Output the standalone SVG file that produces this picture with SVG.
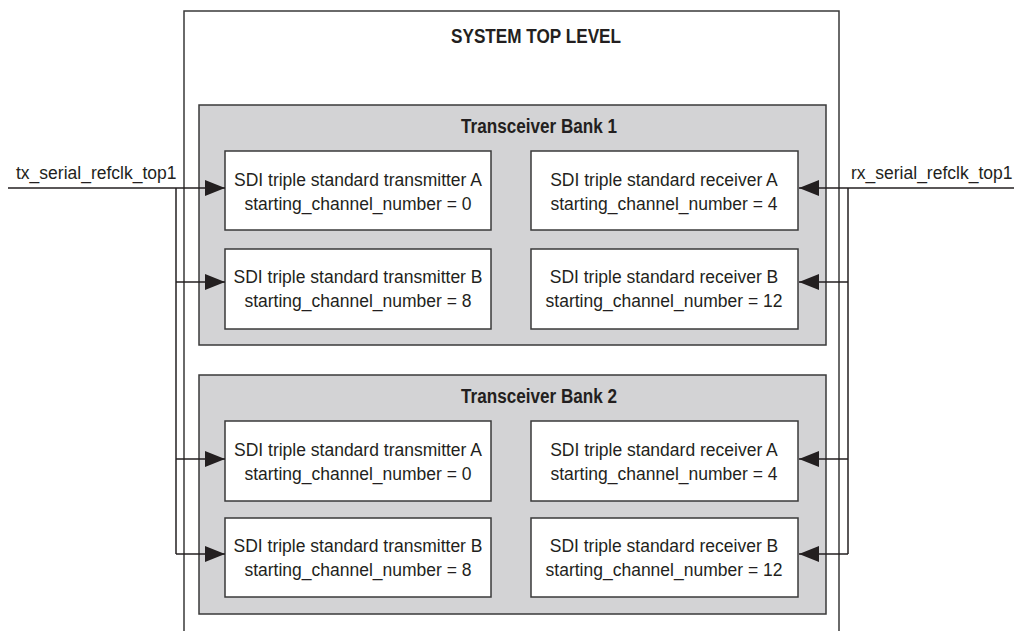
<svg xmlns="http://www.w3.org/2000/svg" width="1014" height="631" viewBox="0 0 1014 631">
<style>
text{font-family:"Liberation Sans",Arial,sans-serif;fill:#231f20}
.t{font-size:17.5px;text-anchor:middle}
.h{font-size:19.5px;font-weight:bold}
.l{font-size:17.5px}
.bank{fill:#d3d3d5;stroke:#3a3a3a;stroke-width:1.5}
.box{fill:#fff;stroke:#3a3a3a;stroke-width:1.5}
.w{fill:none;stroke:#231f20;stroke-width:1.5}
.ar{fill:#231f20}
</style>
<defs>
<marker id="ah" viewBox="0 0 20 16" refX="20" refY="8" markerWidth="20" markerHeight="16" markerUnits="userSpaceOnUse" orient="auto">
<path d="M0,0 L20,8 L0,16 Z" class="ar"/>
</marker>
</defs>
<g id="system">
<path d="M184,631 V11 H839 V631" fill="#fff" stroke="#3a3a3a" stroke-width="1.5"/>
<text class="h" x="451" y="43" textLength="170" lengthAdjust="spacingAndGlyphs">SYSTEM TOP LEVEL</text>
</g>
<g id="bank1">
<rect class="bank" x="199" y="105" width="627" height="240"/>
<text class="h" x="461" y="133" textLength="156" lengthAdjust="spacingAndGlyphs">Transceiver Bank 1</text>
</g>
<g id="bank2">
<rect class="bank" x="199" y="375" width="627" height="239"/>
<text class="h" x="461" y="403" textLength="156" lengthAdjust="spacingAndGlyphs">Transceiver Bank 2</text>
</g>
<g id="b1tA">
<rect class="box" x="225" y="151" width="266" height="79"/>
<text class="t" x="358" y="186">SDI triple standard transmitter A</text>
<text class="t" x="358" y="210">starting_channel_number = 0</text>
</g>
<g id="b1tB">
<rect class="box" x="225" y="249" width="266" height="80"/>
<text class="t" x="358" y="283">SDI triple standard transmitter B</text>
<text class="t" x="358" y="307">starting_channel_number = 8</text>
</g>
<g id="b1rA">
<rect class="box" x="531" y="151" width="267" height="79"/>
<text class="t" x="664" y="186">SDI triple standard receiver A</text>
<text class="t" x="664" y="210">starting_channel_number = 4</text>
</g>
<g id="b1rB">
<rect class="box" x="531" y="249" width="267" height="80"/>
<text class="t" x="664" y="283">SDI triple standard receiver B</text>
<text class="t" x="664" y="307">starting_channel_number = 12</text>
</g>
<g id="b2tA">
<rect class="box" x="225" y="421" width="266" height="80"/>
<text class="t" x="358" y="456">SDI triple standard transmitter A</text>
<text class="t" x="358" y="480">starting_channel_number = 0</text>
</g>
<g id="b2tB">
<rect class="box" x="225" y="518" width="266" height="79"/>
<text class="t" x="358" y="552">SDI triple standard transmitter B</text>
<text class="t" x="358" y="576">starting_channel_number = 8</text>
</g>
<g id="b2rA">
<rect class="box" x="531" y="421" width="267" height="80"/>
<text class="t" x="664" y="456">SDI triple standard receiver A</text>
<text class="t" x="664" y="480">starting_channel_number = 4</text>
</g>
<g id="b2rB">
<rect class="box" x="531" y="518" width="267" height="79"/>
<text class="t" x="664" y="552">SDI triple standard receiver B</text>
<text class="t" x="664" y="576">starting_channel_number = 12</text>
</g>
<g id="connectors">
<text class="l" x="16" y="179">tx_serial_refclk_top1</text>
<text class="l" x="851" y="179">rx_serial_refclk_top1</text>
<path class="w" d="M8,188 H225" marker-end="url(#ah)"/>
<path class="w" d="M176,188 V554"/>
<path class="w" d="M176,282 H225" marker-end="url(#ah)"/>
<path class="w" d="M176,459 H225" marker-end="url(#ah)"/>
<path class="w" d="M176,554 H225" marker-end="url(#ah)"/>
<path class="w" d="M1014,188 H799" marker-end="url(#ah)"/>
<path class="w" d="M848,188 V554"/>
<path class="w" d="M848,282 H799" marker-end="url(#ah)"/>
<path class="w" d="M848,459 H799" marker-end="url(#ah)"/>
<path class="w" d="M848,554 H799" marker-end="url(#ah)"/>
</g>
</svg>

◆ Exercise description ◆
Skip the images and write out the rest of the listing exactly.

◆ The answer ◆
Output the standalone SVG file that produces this picture with SVG.
<svg xmlns="http://www.w3.org/2000/svg" width="1014" height="631" viewBox="0 0 1014 631">
<style>
text{font-family:"Liberation Sans",Arial,sans-serif;fill:#231f20}
.t{font-size:17.5px;text-anchor:middle}
.h{font-size:19.5px;font-weight:bold}
.l{font-size:17.5px}
.bank{fill:#d3d3d5;stroke:#3a3a3a;stroke-width:1.5}
.box{fill:#fff;stroke:#3a3a3a;stroke-width:1.5}
.w{fill:none;stroke:#231f20;stroke-width:1.5}
.ar{fill:#231f20}
</style>
<defs>
<marker id="ah" viewBox="0 0 20 16" refX="20" refY="8" markerWidth="20" markerHeight="16" markerUnits="userSpaceOnUse" orient="auto">
<path d="M0,0 L20,8 L0,16 Z" class="ar"/>
</marker>
</defs>
<g id="system">
<path d="M184,631 V11 H839 V631" fill="#fff" stroke="#3a3a3a" stroke-width="1.5"/>
<text class="h" x="451" y="43" textLength="170" lengthAdjust="spacingAndGlyphs">SYSTEM TOP LEVEL</text>
</g>
<g id="bank1">
<rect class="bank" x="199" y="105" width="627" height="240"/>
<text class="h" x="461" y="133" textLength="156" lengthAdjust="spacingAndGlyphs">Transceiver Bank 1</text>
</g>
<g id="bank2">
<rect class="bank" x="199" y="375" width="627" height="239"/>
<text class="h" x="461" y="403" textLength="156" lengthAdjust="spacingAndGlyphs">Transceiver Bank 2</text>
</g>
<g id="b1tA">
<rect class="box" x="225" y="151" width="266" height="79"/>
<text class="t" x="358" y="186">SDI triple standard transmitter A</text>
<text class="t" x="358" y="210">starting_channel_number = 0</text>
</g>
<g id="b1tB">
<rect class="box" x="225" y="249" width="266" height="80"/>
<text class="t" x="358" y="283">SDI triple standard transmitter B</text>
<text class="t" x="358" y="307">starting_channel_number = 8</text>
</g>
<g id="b1rA">
<rect class="box" x="531" y="151" width="267" height="79"/>
<text class="t" x="664" y="186">SDI triple standard receiver A</text>
<text class="t" x="664" y="210">starting_channel_number = 4</text>
</g>
<g id="b1rB">
<rect class="box" x="531" y="249" width="267" height="80"/>
<text class="t" x="664" y="283">SDI triple standard receiver B</text>
<text class="t" x="664" y="307">starting_channel_number = 12</text>
</g>
<g id="b2tA">
<rect class="box" x="225" y="421" width="266" height="80"/>
<text class="t" x="358" y="456">SDI triple standard transmitter A</text>
<text class="t" x="358" y="480">starting_channel_number = 0</text>
</g>
<g id="b2tB">
<rect class="box" x="225" y="518" width="266" height="79"/>
<text class="t" x="358" y="552">SDI triple standard transmitter B</text>
<text class="t" x="358" y="576">starting_channel_number = 8</text>
</g>
<g id="b2rA">
<rect class="box" x="531" y="421" width="267" height="80"/>
<text class="t" x="664" y="456">SDI triple standard receiver A</text>
<text class="t" x="664" y="480">starting_channel_number = 4</text>
</g>
<g id="b2rB">
<rect class="box" x="531" y="518" width="267" height="79"/>
<text class="t" x="664" y="552">SDI triple standard receiver B</text>
<text class="t" x="664" y="576">starting_channel_number = 12</text>
</g>
<g id="connectors">
<text class="l" x="16" y="179">tx_serial_refclk_top1</text>
<text class="l" x="851" y="179">rx_serial_refclk_top1</text>
<path class="w" d="M8,188 H225" marker-end="url(#ah)"/>
<path class="w" d="M176,188 V554"/>
<path class="w" d="M176,282 H225" marker-end="url(#ah)"/>
<path class="w" d="M176,459 H225" marker-end="url(#ah)"/>
<path class="w" d="M176,554 H225" marker-end="url(#ah)"/>
<path class="w" d="M1014,188 H799" marker-end="url(#ah)"/>
<path class="w" d="M848,188 V554"/>
<path class="w" d="M848,282 H799" marker-end="url(#ah)"/>
<path class="w" d="M848,459 H799" marker-end="url(#ah)"/>
<path class="w" d="M848,554 H799" marker-end="url(#ah)"/>
</g>
</svg>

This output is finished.